* **SET PROBLEM**
Leave the pictures out and copy exactly the lines from the line containing "Write the matplotlib code for this chart." to the line containing "50, 31, 25, 21, 15, 4, 4, 5, 7, 9]", both lines included.

+++

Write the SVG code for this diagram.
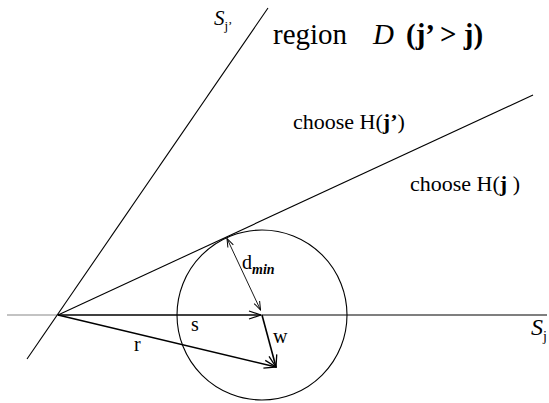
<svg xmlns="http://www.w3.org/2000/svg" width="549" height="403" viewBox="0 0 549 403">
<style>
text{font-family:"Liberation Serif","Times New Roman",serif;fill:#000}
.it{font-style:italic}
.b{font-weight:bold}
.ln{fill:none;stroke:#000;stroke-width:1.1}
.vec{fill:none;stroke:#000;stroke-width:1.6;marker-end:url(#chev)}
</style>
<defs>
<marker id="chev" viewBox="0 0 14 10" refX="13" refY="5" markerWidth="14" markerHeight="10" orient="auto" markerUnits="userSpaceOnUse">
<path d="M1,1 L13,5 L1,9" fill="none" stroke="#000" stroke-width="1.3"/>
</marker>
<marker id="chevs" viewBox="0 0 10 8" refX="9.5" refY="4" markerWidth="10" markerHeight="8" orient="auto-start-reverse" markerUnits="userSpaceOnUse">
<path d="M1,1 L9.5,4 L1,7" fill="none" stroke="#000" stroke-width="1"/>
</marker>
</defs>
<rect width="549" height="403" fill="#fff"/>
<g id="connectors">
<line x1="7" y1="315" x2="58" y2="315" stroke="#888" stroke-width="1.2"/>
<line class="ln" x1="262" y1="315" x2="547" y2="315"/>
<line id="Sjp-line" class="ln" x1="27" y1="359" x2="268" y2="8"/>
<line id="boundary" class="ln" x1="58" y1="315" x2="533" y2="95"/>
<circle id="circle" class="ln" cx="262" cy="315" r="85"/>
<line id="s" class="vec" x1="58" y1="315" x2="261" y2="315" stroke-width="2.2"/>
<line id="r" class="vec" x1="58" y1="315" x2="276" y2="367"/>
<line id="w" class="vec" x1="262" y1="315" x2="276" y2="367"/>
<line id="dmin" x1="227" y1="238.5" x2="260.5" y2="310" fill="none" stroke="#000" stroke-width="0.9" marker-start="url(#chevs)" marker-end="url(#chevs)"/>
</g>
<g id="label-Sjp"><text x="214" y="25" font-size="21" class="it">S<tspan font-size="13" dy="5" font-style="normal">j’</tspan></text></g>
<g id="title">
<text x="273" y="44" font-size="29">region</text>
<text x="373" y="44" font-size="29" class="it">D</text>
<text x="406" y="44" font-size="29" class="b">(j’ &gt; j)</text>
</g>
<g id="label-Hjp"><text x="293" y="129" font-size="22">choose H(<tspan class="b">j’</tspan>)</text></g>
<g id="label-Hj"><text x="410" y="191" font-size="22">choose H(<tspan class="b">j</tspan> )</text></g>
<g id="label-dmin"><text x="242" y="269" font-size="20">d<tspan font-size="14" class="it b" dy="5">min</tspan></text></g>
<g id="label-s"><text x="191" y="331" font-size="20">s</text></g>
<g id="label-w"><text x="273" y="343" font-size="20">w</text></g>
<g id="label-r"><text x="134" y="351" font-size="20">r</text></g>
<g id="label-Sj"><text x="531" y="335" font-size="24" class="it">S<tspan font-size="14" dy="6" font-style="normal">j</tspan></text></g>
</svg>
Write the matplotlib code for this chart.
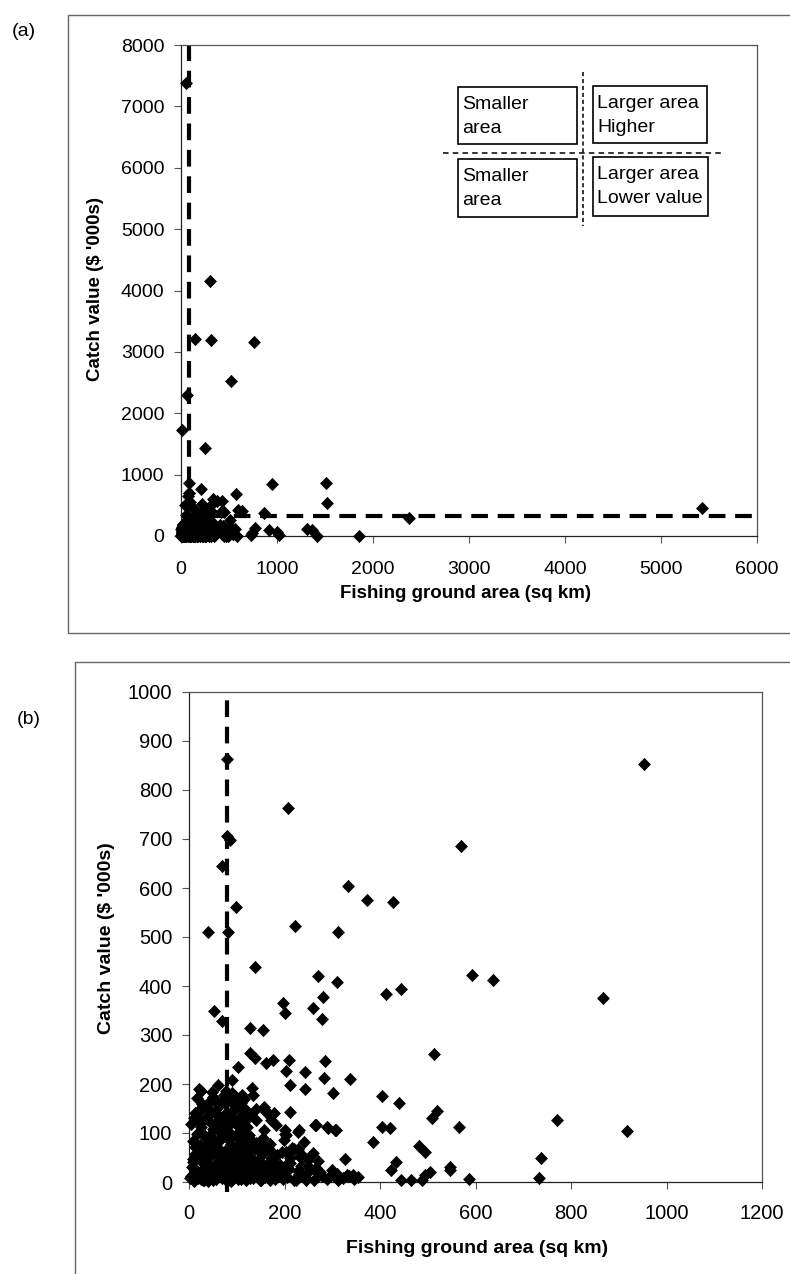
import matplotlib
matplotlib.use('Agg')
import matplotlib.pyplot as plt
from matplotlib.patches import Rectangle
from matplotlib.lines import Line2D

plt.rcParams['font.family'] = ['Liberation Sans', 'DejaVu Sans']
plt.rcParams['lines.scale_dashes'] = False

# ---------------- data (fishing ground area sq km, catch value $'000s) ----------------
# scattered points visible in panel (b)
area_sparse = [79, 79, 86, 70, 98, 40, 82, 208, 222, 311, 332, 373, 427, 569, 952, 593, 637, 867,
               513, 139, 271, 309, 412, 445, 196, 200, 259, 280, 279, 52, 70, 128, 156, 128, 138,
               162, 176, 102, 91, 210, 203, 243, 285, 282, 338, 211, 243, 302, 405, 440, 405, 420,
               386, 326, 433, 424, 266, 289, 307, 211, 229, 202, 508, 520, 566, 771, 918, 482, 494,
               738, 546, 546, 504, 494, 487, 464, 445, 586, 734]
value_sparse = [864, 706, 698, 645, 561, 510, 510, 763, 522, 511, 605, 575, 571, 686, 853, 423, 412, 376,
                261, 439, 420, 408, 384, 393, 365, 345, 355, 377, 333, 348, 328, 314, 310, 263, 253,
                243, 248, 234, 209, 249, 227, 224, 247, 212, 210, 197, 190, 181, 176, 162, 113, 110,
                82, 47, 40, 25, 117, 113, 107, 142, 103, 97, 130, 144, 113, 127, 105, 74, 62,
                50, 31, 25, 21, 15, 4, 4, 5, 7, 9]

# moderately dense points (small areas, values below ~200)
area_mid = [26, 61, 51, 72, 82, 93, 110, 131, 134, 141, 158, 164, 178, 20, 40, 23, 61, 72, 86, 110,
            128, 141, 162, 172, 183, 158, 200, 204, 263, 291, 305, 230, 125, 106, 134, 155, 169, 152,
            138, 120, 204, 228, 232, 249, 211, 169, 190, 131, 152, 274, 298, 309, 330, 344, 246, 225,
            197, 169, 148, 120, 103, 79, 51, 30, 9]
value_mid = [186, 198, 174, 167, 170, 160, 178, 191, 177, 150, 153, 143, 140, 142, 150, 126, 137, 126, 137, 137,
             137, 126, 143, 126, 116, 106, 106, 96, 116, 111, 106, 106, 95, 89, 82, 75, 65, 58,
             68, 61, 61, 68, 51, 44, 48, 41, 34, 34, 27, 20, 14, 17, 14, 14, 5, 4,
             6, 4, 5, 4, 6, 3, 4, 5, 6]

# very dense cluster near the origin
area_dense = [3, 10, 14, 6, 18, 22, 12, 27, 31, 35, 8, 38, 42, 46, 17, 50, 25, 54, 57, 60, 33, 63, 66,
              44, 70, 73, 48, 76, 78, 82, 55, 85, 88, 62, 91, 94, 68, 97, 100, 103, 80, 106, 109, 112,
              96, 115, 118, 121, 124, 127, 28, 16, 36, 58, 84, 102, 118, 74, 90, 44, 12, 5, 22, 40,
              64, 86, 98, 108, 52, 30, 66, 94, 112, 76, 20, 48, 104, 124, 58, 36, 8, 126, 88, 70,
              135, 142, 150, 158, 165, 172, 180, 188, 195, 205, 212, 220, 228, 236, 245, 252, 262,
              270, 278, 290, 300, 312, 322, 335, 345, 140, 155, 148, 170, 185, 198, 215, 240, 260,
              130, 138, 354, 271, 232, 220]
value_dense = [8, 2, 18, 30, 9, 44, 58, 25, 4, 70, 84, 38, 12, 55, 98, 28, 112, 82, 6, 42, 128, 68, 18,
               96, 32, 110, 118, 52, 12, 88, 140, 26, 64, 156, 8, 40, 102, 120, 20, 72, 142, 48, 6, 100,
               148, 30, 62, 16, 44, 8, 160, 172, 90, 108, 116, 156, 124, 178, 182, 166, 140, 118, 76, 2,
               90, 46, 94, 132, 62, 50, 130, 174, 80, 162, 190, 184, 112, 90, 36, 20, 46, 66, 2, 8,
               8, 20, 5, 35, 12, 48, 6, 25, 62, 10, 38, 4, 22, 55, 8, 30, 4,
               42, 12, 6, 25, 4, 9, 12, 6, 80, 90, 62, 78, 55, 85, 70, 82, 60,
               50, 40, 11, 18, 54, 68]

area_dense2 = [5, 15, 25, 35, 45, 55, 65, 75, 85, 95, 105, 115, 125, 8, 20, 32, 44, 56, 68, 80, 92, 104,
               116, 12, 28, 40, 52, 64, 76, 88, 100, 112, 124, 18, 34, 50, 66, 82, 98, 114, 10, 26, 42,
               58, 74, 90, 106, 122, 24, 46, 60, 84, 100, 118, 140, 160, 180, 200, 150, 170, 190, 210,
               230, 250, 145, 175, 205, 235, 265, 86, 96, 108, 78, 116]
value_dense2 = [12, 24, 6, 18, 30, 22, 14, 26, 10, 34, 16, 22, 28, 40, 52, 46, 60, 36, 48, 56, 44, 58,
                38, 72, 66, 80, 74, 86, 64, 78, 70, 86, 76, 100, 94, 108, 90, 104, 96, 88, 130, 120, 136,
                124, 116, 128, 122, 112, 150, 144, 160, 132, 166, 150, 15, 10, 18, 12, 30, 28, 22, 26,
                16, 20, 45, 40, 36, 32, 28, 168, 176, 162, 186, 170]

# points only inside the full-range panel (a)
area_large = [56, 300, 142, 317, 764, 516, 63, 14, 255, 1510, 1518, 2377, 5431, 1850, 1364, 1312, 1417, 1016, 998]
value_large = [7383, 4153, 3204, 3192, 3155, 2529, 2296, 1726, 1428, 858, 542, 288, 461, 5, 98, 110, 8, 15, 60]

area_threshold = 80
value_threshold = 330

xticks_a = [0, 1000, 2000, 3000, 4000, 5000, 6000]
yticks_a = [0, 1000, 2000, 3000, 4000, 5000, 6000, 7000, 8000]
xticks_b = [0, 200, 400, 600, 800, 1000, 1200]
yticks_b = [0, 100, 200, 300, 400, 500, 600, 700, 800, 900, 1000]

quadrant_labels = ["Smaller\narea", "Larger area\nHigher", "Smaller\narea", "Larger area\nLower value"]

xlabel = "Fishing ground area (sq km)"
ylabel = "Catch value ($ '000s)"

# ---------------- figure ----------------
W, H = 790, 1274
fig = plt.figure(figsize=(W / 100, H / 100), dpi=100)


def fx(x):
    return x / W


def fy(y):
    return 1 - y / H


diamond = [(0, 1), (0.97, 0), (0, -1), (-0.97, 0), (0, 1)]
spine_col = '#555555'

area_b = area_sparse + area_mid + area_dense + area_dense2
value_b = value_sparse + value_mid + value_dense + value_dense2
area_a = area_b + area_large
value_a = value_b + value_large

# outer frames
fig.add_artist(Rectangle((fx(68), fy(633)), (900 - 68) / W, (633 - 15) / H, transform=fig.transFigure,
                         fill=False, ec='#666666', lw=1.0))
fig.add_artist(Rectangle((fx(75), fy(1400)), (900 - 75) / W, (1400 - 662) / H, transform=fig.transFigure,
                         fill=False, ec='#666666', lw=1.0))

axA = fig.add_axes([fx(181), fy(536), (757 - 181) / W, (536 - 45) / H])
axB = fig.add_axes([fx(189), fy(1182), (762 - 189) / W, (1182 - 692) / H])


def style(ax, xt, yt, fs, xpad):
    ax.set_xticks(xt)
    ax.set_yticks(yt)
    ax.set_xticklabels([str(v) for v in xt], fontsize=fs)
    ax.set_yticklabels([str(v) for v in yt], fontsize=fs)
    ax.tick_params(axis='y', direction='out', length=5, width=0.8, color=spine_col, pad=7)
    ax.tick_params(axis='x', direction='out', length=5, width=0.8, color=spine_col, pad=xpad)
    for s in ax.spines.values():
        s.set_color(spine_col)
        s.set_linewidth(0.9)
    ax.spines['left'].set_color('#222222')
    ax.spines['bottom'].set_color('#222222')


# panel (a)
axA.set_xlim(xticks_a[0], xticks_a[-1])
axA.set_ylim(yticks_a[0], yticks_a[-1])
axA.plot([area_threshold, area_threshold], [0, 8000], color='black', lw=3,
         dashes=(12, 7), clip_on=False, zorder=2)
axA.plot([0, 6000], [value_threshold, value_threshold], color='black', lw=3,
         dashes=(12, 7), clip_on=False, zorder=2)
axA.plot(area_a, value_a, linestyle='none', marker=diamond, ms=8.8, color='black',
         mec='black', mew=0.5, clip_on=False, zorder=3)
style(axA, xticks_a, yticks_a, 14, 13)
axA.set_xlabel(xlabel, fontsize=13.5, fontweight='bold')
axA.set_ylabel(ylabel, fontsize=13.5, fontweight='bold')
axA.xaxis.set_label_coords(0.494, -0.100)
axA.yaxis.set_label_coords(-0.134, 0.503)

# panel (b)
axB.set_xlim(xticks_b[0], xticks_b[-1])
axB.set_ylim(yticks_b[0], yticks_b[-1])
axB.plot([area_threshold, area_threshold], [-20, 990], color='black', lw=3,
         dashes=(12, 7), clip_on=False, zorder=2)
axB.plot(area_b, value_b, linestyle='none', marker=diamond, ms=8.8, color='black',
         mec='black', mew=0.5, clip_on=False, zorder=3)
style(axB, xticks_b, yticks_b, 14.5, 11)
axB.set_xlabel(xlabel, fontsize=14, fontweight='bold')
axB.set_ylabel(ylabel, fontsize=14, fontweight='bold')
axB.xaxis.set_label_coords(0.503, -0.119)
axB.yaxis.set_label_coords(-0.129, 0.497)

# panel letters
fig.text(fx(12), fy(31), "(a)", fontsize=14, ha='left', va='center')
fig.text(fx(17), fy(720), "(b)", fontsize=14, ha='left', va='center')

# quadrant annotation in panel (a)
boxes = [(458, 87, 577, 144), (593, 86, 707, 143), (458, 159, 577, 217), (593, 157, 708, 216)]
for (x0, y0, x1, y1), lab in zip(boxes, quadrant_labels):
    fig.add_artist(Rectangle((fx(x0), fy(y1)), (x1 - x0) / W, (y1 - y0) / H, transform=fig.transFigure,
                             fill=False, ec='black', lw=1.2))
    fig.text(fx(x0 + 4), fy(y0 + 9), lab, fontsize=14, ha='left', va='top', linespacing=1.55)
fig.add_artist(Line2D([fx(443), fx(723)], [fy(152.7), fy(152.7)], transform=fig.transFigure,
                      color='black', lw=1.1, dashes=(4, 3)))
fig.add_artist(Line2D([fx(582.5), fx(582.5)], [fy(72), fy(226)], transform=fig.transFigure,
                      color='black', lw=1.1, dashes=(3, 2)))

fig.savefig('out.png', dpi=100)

+++

* **FINISHED EXERCISE**
Write the matplotlib code for this chart.
import matplotlib
matplotlib.use('Agg')
import matplotlib.pyplot as plt
from matplotlib.patches import Rectangle
from matplotlib.lines import Line2D

plt.rcParams['font.family'] = ['Liberation Sans', 'DejaVu Sans']
plt.rcParams['lines.scale_dashes'] = False

# ---------------- data (fishing ground area sq km, catch value $'000s) ----------------
# scattered points visible in panel (b)
area_sparse = [79, 79, 86, 70, 98, 40, 82, 208, 222, 311, 332, 373, 427, 569, 952, 593, 637, 867,
               513, 139, 271, 309, 412, 445, 196, 200, 259, 280, 279, 52, 70, 128, 156, 128, 138,
               162, 176, 102, 91, 210, 203, 243, 285, 282, 338, 211, 243, 302, 405, 440, 405, 420,
               386, 326, 433, 424, 266, 289, 307, 211, 229, 202, 508, 520, 566, 771, 918, 482, 494,
               738, 546, 546, 504, 494, 487, 464, 445, 586, 734]
value_sparse = [864, 706, 698, 645, 561, 510, 510, 763, 522, 511, 605, 575, 571, 686, 853, 423, 412, 376,
                261, 439, 420, 408, 384, 393, 365, 345, 355, 377, 333, 348, 328, 314, 310, 263, 253,
                243, 248, 234, 209, 249, 227, 224, 247, 212, 210, 197, 190, 181, 176, 162, 113, 110,
                82, 47, 40, 25, 117, 113, 107, 142, 103, 97, 130, 144, 113, 127, 105, 74, 62,
                50, 31, 25, 21, 15, 4, 4, 5, 7, 9]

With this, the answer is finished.